On April 21, 2020 starting at 13:54 UTC, the imgix service started receiving elevated origin errors, concentrated among some Source types.
The imgix engineering team identified the root cause of the errors as a service problem with one of our internet providers at 15:49 UTC. Traffic was rerouted away from the affected provider onto alternate providers, and the service saw full recovery by 15:52 UTC.
During the period of the incident, some customers would have noticed some uncached derivative images returning errors. Only Google Cloud Storage, Web Folders, and Web Proxy Sources were impacted. The errors during this time accounted for less than 0.2% of total requests served.
Cached derivative images were not impacted and continued to be served as normal.
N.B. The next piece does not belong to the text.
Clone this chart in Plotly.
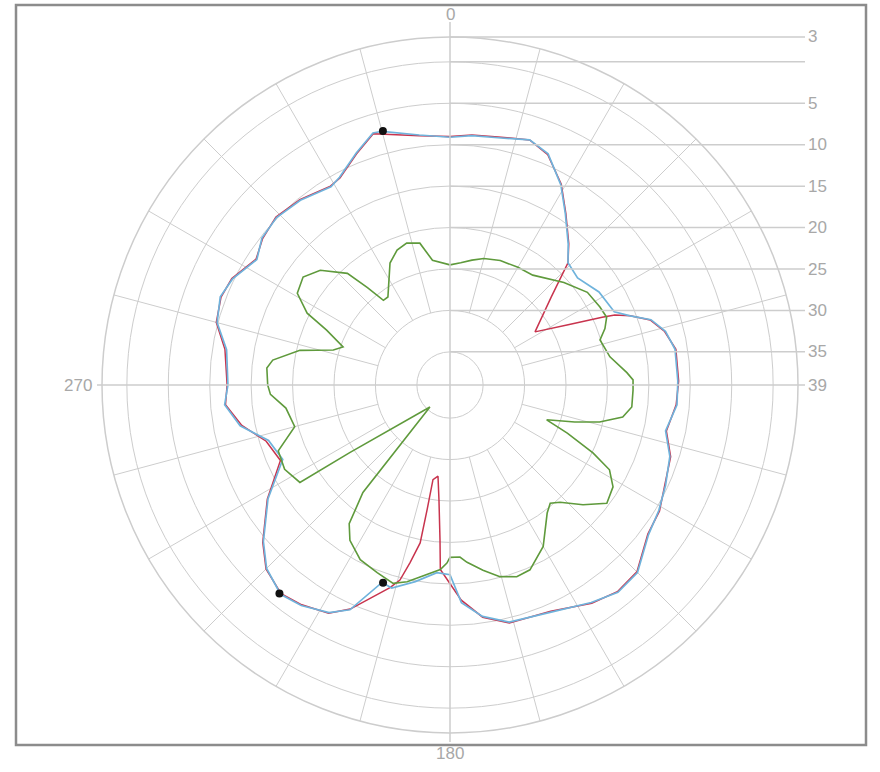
import plotly.graph_objects as go

# ---- measured pattern data: bearing (deg, clockwise from north) and level (dB) ----
blue_theta = [0, 5, 11, 18, 23, 29, 34, 40, 44, 50, 58, 62, 66, 69, 72, 76, 81, 89, 95, 102,
              108, 115, 121, 127, 135, 141, 147, 156, 166, 172, 177, 180, 184, 190, 196, 199,
              204, 208, 214, 219, 225, 230, 238, 246, 253, 259, 265, 270, 279, 285, 291, 296,
              303, 308, 314, 321, 329, 332, 338, 343, 345, 353, 360]
blue_gain = [-9.1, -8.8, -8.6, -7.9, -8.7, -11.4, -14.1, -16.8, -18.5, -18.9, -17.8, -17.6, -17.3,
             -15.7, -13.5, -12.2, -11.5, -11.5, -11.5, -12.4, -11.1, -10.3, -9.6, -9.0, -7.0,
             -6.8, -7.7, -9.0, -9.5, -10.8, -12.7, -16.1, -16.3, -14.9, -13.5, -13.8, -9.3, -7.9,
             -6.9, -6.5, -7.7, -9.6, -13.1, -16.9, -16.1, -13.2, -11.7, -12.2, -11.7, -9.9,
             -9.3, -9.8, -11.2, -10.2, -9.9, -10.3, -11.1, -10.6, -8.8, -7.2, -7.3, -8.6, -9.1]

red_theta = [0, 5, 11, 18, 23, 29, 34, 40, 44, 49, 58, 63, 66, 67, 69, 72, 76, 81, 89, 95, 102,
             108, 115, 121, 127, 135, 141, 147, 156, 166, 172, 177, 183, 183.7, 185.5, 187.5,
             190.2, 190.4, 190.7, 192.7, 194.4, 196.5, 204, 208, 214, 219, 225, 230, 238, 246,
             253, 259, 265, 270, 279, 285, 291, 296, 303, 308, 314, 321, 329, 332, 338, 343,
             353, 360]
red_gain = [-9.0, -8.7, -8.5, -7.9, -8.8, -11.3, -14.0, -16.7, -18.5, -22.8, -26.9, -23.0, -18.9,
            -17.4, -15.7, -13.6, -12.3, -11.4, -11.4, -11.6, -12.3, -11.0, -10.4, -9.5, -9.1,
            -7.1, -6.9, -7.6, -9.1, -9.4, -10.7, -13.0, -16.7, -20.3, -25.1, -27.9, -27.4, -23.7,
            -19.6, -17.0, -14.7, -13.5, -9.4, -7.8, -7.0, -6.6, -7.6, -9.5, -13.0, -16.6, -15.8,
            -13.4, -11.8, -12.1, -11.5, -9.8, -9.4, -9.7, -11.1, -10.3, -9.8, -10.2, -11.0,
            -10.7, -8.9, -7.3, -8.7, -9.0]

green_theta = [0, 5, 10, 15, 22, 30, 37, 48, 56, 62.5, 66.6, 70, 73.3, 80, 86, 88.4, 91.6, 96.9,
               100.5, 103.9, 106.5, 109.8, 112.3, 115.4, 118, 122, 127, 132, 136.8, 139.7, 142.8,
               150, 156.6, 160.8, 165.4, 169.9, 174.5, 176.7, 180, 181, 183, 192.3, 196, 201.2,
               207.2, 212.8, 216, 219, 222.3, 236, 237, 243, 249, 255, 262, 267, 270, 275.3,
               278, 283, 286.7, 289.6, 294, 296.7, 301, 306.3, 311.5, 317.4, 319.7, 321.8,
               324.8, 333.8, 338.6, 343, 348, 352, 360]
green_gain = [-24.5, -24.2, -23.7, -23.2, -22.8, -22.6, -22.4, -20.5, -19.0, -18.6, -18.4, -19.1,
              -20.1, -19.4, -17.6, -16.9, -16.9, -16.9, -17.8, -20.4, -23.3, -26.6, -23.7, -19.9,
              -17.2, -15.8, -15.3, -17.4, -19.6, -20.3, -19.6, -16.5, -14.7, -14.5, -15.1, -16.3,
              -17.5, -18.2, -18.2, -17.5, -16.7, -14.7, -14.1, -14.7, -15.3, -16.7, -18.3, -22.3,
              -35.4, -24.4, -17.4, -16.6, -16.8, -19.6, -19.0, -17.3, -17.0, -16.8, -17.4, -20.4,
              -24.3, -25.3, -22.7, -19.7, -17.5, -17.0, -18.1, -20.7, -23.6, -26.0, -26.0, -22.6,
              -21.5, -21.1, -21.5, -23.8, -24.5]

marker_theta = [345.2, 198.7, 219.3]
marker_gain = [-7.3, -13.8, -6.5]

# ---- scale ----
R_MIN, R_MAX = -39, 3
ring_values = [-35, -30, -25, -20, -15, -10, -5, 0, 3]
ring_labels = ["35", "30", "25", "20", "15", "10", "5", "", "3"]
center_label = "39"
spoke_step = 15
spoke_inner = -30

# ---- page geometry (pixels) ----
W, H = 880, 772
CX, CY, RPX = 450, 385, 348
px_per_db = RPX / (R_MAX - R_MIN)
LABEL_X = 805

def px(x):
    return x / W

def py(y):
    return 1 - y / H

GRID = "#cdcdcd"
TEXT = "#a8a8a8"
LABEL_FONT = dict(size=17, color=TEXT, family="Liberation Sans")

fig = go.Figure()

# radial spokes (every 15 degrees, starting from the 30 dB ring)
sp_t, sp_r = [], []
for a in range(0, 360, spoke_step):
    if a % 90 == 0:
        continue
    sp_t += [a, a, None]
    sp_r += [spoke_inner, R_MAX, None]
fig.add_trace(go.Scatterpolar(theta=sp_t, r=sp_r, mode="lines", connectgaps=False,
                              line=dict(color=GRID, width=1), hoverinfo="skip", showlegend=False))

fig.add_trace(go.Scatterpolar(theta=red_theta, r=red_gain, mode="lines",
                              line=dict(color="#c8344e", width=1.5), showlegend=False))
fig.add_trace(go.Scatterpolar(theta=blue_theta, r=blue_gain, mode="lines",
                              line=dict(color="#6fb3dc", width=1.7), showlegend=False))
fig.add_trace(go.Scatterpolar(theta=green_theta, r=green_gain, mode="lines",
                              line=dict(color="#5f9a3c", width=1.6), showlegend=False))
fig.add_trace(go.Scatterpolar(theta=marker_theta, r=marker_gain, mode="markers",
                              marker=dict(color="#111111", size=8), showlegend=False))

shapes = []
annotations = []

# crosshair axes through the centre
shapes.append(dict(type="line", xref="paper", yref="paper",
                   x0=px(97), x1=px(LABEL_X), y0=py(CY), y1=py(CY),
                   line=dict(color=GRID, width=1.5)))
shapes.append(dict(type="line", xref="paper", yref="paper",
                   x0=px(CX), x1=px(CX), y0=py(22), y1=py(742),
                   line=dict(color=GRID, width=1.5)))

# leader lines from each ring to its level label
for v, lab in zip(ring_values, ring_labels):
    ry = CY - (v - R_MIN) * px_per_db
    shapes.append(dict(type="line", xref="paper", yref="paper",
                       x0=px(CX), x1=px(LABEL_X), y0=py(ry), y1=py(ry),
                       line=dict(color=GRID, width=1.5)))
    if lab:
        annotations.append(dict(x=px(LABEL_X + 1), y=py(ry), xref="paper", yref="paper",
                                text=lab, showarrow=False, xanchor="left", yanchor="middle",
                                font=LABEL_FONT))
annotations.append(dict(x=px(LABEL_X + 1), y=py(CY), xref="paper", yref="paper",
                        text=center_label, showarrow=False, xanchor="left", yanchor="middle",
                        font=LABEL_FONT))

# bearing labels
for txt, x, y, xa in [("0", CX, 15, "center"), ("180", CX, 753, "center"), ("270", 94, CY, "right")]:
    annotations.append(dict(x=px(x), y=py(y), xref="paper", yref="paper", text=txt,
                            showarrow=False, xanchor=xa, yanchor="middle", font=LABEL_FONT))

# outer frame
shapes.append(dict(type="rect", xref="paper", yref="paper",
                   x0=px(16), x1=px(866), y0=py(745), y1=py(5),
                   line=dict(color="#8c8c8c", width=2.5)))

fig.update_layout(
    width=W, height=H,
    margin=dict(l=0, r=0, t=0, b=0),
    paper_bgcolor="white",
    plot_bgcolor="white",
    showlegend=False,
    shapes=shapes,
    annotations=annotations,
    polar=dict(
        domain=dict(x=[px(CX - RPX), px(CX + RPX)], y=[py(CY + RPX), py(CY - RPX)]),
        bgcolor="white",
        radialaxis=dict(range=[R_MIN, R_MAX], tickvals=ring_values[:-1], showticklabels=False,
                        ticks="", showline=False, gridcolor=GRID, gridwidth=1),
        angularaxis=dict(rotation=90, direction="clockwise", showgrid=False,
                         showticklabels=False, ticks="", linecolor=GRID, linewidth=1.5),
    ),
)

fig.write_html("out.html")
One of our internet providers suffered simultaneous fiber optic cable cuts near Fort Worth, TX, and Milwaukee, WI, resulting in increased packet loss and latency within their network. This caused timeouts and errors for a portion of imgix’s fetch requests from customer origins.
Because the errors across the service were relatively low, our monitoring did not catch the issue immediately, which resulted in a delay in routing traffic away from the problematic provider.
What will imgix do to prevent this in the future?
We will add additional monitoring to be able to detect issues of this nature more quickly.
We note that the tools to quickly route traffic to alternate providers were already in place and well documented.